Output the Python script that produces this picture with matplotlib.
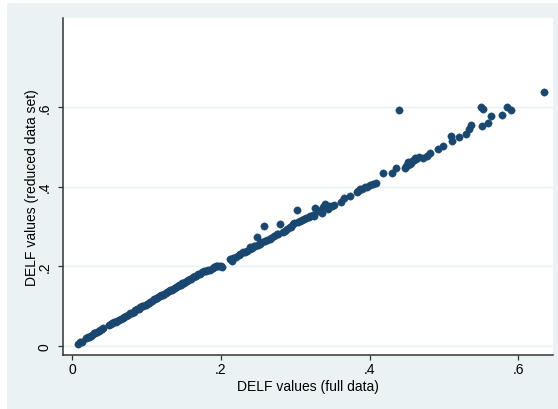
import matplotlib
matplotlib.use("Agg")
import matplotlib.pyplot as plt
from matplotlib.patches import Rectangle

plt.rcParams['font.family'] = ['Liberation Sans', 'DejaVu Sans']

# DELF values: lower run (full data x, reduced data y)
x_low = [0.008, 0.011, 0.013, 0.019, 0.021, 0.023, 0.025, 0.027, 0.029, 0.031,
         0.034, 0.036, 0.038, 0.040, 0.042, 0.050, 0.052, 0.054, 0.056, 0.059,
         0.061, 0.063, 0.066, 0.068, 0.070, 0.073, 0.075, 0.078, 0.080, 0.083,
         0.085, 0.087, 0.090, 0.092, 0.094, 0.096, 0.099, 0.101, 0.103, 0.105,
         0.108, 0.110, 0.112, 0.114, 0.116, 0.118, 0.120, 0.122, 0.124, 0.126,
         0.128, 0.130, 0.132, 0.134, 0.136, 0.138, 0.140, 0.142, 0.144, 0.146,
         0.148, 0.150, 0.152, 0.154, 0.156, 0.158, 0.160, 0.163, 0.165, 0.167,
         0.170, 0.172, 0.175, 0.177, 0.180, 0.183, 0.186, 0.189, 0.191, 0.193,
         0.195, 0.197, 0.200, 0.201]
y_low = [0.006, 0.009, 0.011, 0.021, 0.023, 0.022, 0.026, 0.028, 0.032, 0.033,
         0.035, 0.038, 0.041, 0.042, 0.045, 0.052, 0.054, 0.057, 0.059, 0.061,
         0.063, 0.066, 0.068, 0.071, 0.073, 0.076, 0.079, 0.082, 0.084, 0.086,
         0.090, 0.092, 0.094, 0.097, 0.100, 0.101, 0.103, 0.106, 0.109, 0.111,
         0.113, 0.117, 0.119, 0.121, 0.124, 0.126, 0.128, 0.129, 0.131, 0.134,
         0.136, 0.137, 0.140, 0.141, 0.144, 0.146, 0.148, 0.150, 0.152, 0.154,
         0.157, 0.158, 0.160, 0.163, 0.165, 0.167, 0.168, 0.172, 0.176, 0.175,
         0.180, 0.182, 0.185, 0.188, 0.189, 0.191, 0.192, 0.196, 0.198, 0.200,
         0.201, 0.202, 0.201, 0.198]

# upper run, incl. the scattered points above the line
x_up = [0.212, 0.215, 0.217, 0.220, 0.224, 0.226, 0.230, 0.233, 0.235, 0.239,
        0.239, 0.242, 0.244, 0.246, 0.248, 0.250, 0.253, 0.253, 0.256, 0.258,
        0.259, 0.262, 0.266, 0.268, 0.271, 0.275, 0.277, 0.280, 0.283, 0.286,
        0.289, 0.293, 0.295, 0.297, 0.299, 0.302, 0.304, 0.306, 0.309, 0.312,
        0.315, 0.318, 0.320, 0.324, 0.325, 0.327, 0.330, 0.333, 0.336, 0.338,
        0.340, 0.344, 0.346, 0.349, 0.352, 0.362, 0.365, 0.373, 0.383, 0.385,
        0.387, 0.390, 0.394, 0.397, 0.401, 0.404, 0.409, 0.418, 0.430, 0.436,
        0.440, 0.448, 0.449, 0.451, 0.452, 0.454, 0.456, 0.457, 0.459, 0.461,
        0.463, 0.467, 0.472, 0.477, 0.481, 0.492, 0.499, 0.509, 0.511, 0.520,
        0.530, 0.534, 0.536, 0.551, 0.559, 0.550, 0.552, 0.563, 0.578, 0.584,
        0.590, 0.635]
y_up = [0.218, 0.214, 0.222, 0.224, 0.228, 0.231, 0.235, 0.236, 0.239, 0.244,
        0.248, 0.246, 0.252, 0.252, 0.273, 0.254, 0.256, 0.258, 0.260, 0.302,
        0.264, 0.266, 0.269, 0.272, 0.275, 0.281, 0.281, 0.306, 0.286, 0.289,
        0.294, 0.298, 0.300, 0.306, 0.309, 0.342, 0.311, 0.315, 0.316, 0.318,
        0.322, 0.325, 0.327, 0.329, 0.327, 0.346, 0.338, 0.340, 0.335, 0.348,
        0.356, 0.345, 0.351, 0.352, 0.353, 0.362, 0.371, 0.376, 0.387, 0.390,
        0.394, 0.395, 0.398, 0.400, 0.404, 0.406, 0.409, 0.434, 0.434, 0.448,
        0.593, 0.448, 0.452, 0.455, 0.461, 0.457, 0.460, 0.465, 0.468, 0.472,
        0.470, 0.474, 0.473, 0.478, 0.484, 0.494, 0.501, 0.528, 0.514, 0.524,
        0.532, 0.545, 0.555, 0.553, 0.560, 0.600, 0.595, 0.578, 0.580, 0.599,
        0.593, 0.637]

ticks = [0, 0.2, 0.4, 0.6]
tick_labels = ['0', '.2', '.4', '.6']

navy = '#1A476F'
bg = '#EAF2F3'

fig = plt.figure(figsize=(5.58, 4.10), dpi=100)
fig.patch.set_facecolor('white')
fig.patches.append(Rectangle((7 / 558, 0), 551 / 558, 406 / 410,
                             transform=fig.transFigure, facecolor=bg,
                             edgecolor='none', zorder=-10))

ax = fig.add_axes([62.5 / 558, (410 - 356) / 410, (553 - 62.5) / 558, (356 - 19) / 410])
ax.set_facecolor('white')

ax.scatter(x_low + x_up, y_low + y_up, s=28, color=navy,
           edgecolors=navy, linewidths=0.3, zorder=3)

ax.set_xlim(-0.0128, 0.6465)
ax.set_ylim(-0.0226, 0.8235)
ax.set_xticks(ticks)
ax.set_xticklabels(tick_labels)
ax.set_yticks(ticks)
ax.set_yticklabels(tick_labels, rotation=90, va='center')
ax.grid(True, axis='y', color=bg, linewidth=1.0)
ax.set_axisbelow(True)

for side in ['top', 'right']:
    ax.spines[side].set_visible(False)
for side in ['left', 'bottom']:
    ax.spines[side].set_color('#333333')
    ax.spines[side].set_linewidth(1.1)

ax.tick_params(axis='both', direction='out', length=3.5, width=0.9,
               color='#333333', labelsize=10, labelcolor='black')
ax.tick_params(axis='x', pad=1.5)
ax.tick_params(axis='y', pad=4.5)

ax.set_xlabel('DELF values (full data)', fontsize=10, labelpad=2)
ax.set_ylabel('DELF values (reduced data set)', fontsize=10, labelpad=-1)

fig.savefig('out.png', dpi=100)
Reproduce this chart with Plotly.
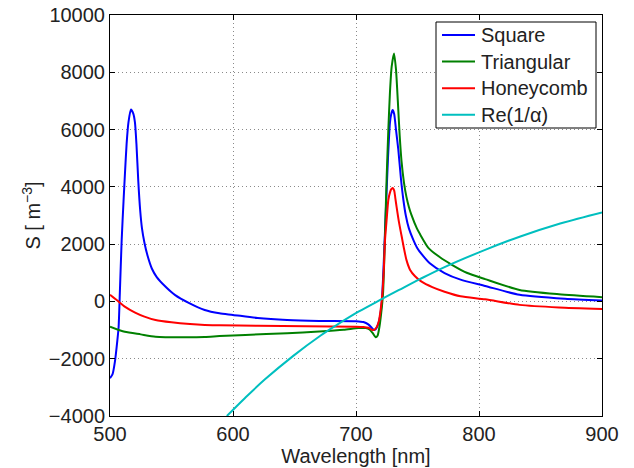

Given instruction: Only the lines from the start of the records to the line with "plt.rcParams['font.family'] = ['Liberation" belong in the copy. Print them exactly, minus pictures.

Task result:
Output the Python script that produces this picture with matplotlib.
import matplotlib
matplotlib.use("Agg")
import matplotlib.pyplot as plt
from matplotlib.patches import Rectangle

plt.rcParams['font.family'] = ['Liberation Sans', 'DejaVu Sans']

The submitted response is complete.